Nintey-Nine percent of the British population have read a Harry Potter book, seen a Harry Potter film or played a Harry Potter game. Like Star Wars, the franchise is literally a license to print money. And similarly to Star Wars, the games to the franchise tend to disappoint in some way.
The Goblet of Fire, while not brilliant, does go some way to giving you an enjoyable experience. The game lets you choose from playing as Ron, Hermione or “The Boy Who Lived” himself, Harry as they quest through the plot of the book/film.

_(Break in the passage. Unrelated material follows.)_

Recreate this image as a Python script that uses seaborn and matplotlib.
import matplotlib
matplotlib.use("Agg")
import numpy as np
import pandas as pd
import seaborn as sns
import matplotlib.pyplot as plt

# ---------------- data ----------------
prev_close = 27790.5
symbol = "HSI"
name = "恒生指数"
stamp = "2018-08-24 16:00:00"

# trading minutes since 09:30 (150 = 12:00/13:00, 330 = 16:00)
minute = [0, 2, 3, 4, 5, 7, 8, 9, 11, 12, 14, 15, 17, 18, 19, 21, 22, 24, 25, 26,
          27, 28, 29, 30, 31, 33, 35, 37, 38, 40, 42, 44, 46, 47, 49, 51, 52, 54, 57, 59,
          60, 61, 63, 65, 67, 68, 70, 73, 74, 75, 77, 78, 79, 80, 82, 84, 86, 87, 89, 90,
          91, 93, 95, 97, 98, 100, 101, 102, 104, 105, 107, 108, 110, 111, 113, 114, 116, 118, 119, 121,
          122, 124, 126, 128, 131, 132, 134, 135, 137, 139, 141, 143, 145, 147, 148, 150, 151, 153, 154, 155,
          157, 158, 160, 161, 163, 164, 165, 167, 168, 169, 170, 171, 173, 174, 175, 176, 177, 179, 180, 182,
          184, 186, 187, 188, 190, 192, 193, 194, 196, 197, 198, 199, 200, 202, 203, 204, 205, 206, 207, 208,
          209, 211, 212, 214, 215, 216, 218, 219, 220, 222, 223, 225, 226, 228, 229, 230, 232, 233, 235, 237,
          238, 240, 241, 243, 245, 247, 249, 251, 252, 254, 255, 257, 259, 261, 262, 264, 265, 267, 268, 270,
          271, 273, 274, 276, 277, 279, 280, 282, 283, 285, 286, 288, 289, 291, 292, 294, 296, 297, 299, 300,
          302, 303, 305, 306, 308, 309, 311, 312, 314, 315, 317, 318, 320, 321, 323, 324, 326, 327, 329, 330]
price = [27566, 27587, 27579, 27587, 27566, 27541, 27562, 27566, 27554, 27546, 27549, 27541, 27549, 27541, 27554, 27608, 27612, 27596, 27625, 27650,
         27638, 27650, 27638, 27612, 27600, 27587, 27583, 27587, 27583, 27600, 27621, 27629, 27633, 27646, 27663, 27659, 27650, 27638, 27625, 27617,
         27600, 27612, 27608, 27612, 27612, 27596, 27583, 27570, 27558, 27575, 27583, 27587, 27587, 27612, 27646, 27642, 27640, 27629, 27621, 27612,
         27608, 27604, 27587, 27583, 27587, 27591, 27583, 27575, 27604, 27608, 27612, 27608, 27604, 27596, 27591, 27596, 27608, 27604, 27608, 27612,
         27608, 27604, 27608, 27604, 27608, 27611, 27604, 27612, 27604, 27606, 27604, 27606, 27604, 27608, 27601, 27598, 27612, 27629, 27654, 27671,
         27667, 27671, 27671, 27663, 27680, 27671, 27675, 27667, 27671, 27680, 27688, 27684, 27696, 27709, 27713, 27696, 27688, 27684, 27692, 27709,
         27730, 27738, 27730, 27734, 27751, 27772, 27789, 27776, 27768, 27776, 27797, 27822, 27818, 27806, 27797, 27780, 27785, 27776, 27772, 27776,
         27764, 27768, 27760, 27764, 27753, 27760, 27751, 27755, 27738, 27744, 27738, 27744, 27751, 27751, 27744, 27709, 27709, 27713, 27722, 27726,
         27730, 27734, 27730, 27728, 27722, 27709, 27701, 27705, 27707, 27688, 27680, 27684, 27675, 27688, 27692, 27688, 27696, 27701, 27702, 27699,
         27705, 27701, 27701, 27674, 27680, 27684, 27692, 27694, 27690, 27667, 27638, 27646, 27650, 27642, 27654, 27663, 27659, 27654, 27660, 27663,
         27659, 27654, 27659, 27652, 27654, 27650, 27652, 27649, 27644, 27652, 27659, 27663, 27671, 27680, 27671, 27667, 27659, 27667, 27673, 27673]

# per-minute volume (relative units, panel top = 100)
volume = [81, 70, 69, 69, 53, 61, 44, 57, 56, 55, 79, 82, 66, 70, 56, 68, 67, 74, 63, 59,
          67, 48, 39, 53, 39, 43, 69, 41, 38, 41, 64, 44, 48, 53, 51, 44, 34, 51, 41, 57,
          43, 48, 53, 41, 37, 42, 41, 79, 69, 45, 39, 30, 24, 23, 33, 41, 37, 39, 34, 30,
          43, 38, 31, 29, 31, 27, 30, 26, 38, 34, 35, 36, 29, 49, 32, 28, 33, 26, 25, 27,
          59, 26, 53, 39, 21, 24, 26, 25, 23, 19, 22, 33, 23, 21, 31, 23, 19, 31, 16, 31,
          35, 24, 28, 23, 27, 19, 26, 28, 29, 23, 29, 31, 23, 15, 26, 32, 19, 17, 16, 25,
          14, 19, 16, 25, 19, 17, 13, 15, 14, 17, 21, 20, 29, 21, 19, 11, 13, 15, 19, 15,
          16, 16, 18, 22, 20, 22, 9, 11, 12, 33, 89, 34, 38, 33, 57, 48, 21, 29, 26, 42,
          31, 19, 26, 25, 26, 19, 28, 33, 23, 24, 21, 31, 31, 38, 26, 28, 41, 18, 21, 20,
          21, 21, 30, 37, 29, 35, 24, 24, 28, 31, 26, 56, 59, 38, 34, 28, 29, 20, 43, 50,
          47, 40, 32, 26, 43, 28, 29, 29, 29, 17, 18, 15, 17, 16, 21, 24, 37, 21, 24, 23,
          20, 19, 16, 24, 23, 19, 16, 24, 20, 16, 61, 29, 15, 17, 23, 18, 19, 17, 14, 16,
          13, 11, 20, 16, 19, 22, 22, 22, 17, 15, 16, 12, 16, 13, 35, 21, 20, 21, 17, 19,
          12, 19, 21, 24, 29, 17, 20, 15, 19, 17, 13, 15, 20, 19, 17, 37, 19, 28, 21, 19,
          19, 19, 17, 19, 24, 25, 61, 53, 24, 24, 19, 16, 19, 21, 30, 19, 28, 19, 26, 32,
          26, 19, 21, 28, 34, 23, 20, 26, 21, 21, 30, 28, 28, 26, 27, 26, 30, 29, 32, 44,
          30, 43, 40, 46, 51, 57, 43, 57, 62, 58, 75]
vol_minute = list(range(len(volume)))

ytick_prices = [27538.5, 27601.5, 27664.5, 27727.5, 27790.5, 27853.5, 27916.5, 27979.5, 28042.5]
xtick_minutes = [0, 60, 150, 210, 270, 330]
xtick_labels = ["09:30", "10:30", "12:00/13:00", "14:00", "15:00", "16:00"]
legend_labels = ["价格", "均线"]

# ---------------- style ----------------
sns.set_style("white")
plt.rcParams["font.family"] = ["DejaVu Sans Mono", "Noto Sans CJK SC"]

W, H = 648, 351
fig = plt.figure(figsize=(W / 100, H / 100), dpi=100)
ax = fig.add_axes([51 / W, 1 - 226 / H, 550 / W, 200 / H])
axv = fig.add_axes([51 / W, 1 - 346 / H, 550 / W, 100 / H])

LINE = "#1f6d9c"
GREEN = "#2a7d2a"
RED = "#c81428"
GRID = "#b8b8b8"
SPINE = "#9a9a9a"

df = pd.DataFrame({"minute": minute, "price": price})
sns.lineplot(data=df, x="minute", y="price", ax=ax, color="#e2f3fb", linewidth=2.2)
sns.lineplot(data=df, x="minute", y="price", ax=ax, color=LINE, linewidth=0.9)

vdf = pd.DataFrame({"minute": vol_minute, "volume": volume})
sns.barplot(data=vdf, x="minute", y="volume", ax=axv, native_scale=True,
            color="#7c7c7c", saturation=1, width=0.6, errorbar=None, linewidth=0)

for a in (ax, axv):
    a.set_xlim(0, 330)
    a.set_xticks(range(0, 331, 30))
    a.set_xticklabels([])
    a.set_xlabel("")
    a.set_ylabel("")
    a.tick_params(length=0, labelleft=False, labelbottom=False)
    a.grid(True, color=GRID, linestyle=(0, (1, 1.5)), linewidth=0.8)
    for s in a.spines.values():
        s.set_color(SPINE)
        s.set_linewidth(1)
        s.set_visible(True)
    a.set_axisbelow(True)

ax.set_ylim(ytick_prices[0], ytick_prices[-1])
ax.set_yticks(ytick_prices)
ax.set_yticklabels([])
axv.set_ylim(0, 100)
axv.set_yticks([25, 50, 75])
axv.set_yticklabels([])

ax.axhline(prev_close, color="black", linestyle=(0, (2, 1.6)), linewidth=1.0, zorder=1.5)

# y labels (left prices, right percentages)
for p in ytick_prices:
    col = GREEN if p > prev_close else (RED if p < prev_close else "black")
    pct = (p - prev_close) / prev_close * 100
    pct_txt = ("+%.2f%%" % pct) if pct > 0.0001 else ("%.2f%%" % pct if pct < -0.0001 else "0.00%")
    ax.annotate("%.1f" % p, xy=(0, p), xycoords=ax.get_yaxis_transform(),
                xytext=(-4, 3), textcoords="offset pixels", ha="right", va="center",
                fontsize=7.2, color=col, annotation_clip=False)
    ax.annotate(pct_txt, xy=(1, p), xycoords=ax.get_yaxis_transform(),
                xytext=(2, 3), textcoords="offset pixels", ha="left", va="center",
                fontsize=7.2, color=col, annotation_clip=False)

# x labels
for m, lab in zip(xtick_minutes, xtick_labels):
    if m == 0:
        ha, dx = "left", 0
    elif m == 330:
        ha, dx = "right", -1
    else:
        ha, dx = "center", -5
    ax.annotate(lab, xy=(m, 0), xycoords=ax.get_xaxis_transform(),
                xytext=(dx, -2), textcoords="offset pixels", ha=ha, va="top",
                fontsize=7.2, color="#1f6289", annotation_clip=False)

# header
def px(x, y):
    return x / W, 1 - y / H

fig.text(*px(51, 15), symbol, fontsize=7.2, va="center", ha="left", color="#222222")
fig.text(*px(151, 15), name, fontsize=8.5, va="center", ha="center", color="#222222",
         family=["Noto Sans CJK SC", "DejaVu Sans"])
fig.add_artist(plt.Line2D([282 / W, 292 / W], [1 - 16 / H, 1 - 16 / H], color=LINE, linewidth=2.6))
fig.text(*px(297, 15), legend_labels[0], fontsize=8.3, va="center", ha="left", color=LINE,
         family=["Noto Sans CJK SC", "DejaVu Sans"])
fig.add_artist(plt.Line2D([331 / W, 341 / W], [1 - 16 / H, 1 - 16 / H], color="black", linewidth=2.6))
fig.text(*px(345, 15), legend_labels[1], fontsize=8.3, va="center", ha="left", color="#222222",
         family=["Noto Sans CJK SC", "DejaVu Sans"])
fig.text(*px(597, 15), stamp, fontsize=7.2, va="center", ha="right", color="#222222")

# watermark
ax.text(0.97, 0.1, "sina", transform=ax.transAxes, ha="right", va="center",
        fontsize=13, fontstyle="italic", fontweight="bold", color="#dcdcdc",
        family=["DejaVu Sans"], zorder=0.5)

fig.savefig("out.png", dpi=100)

Theres very little difference between the DS and the GBA versions of the game, aside from the DS version having a few touch screen additions. Both are played via a top down action adventure engine in a similar style to games such as Smash TV on he Super NES, but in a less manically fun way. As you’d expect you get to explore locations based on the sets that appear in the film. With each area being a a large maze that you have to navigate the characters through and solve puzzles using your various spells. But don’t worry you don’t have to remember which ones do each action, as the game automatically selects the correct jinx or spell depending on the situation that you need to get through. By making spell casting this simple, EA have created a fun little title that is accessible to everyone.
However, as with most movie tin-ins, goblet of Fire has some flaws. To make the game as authentic to the movie as possible, EA have inserted character art for when somebody is talking , but due to the systems pixel created graphics, and the level of detail they’ve tried to put into the pictures, they tend to look a bit of a mess and some are difficult to tell who they are. This isn’t the only problem with the graphics either, as if it is played on a normal GBA rather than a SP you cannot see whats going on on most levels due to how dark they have set the contrast, although the games so dark I can see this also being a problem on the SP.

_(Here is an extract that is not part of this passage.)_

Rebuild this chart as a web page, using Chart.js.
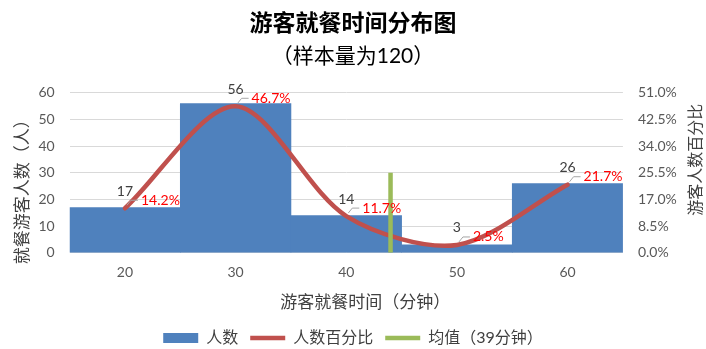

But Harry Potter and the Goblet of Fires biggest problem lies in its repetitiveness. You are constantly wandering around levels that look the same wherever you go. Puzzles are as simple as knocking a barrel out of the way or setting fire to a holly bush and in order to get everywhere you have to backtrack through every level to find new routes.
Harry Potter and the Goblet of Fire is a fairly decent title that is only challenging to a 6 year old. Its a shame its good points are dulled by them leading to the games bad points, but its definitely a stepping stone towards a better game next time round.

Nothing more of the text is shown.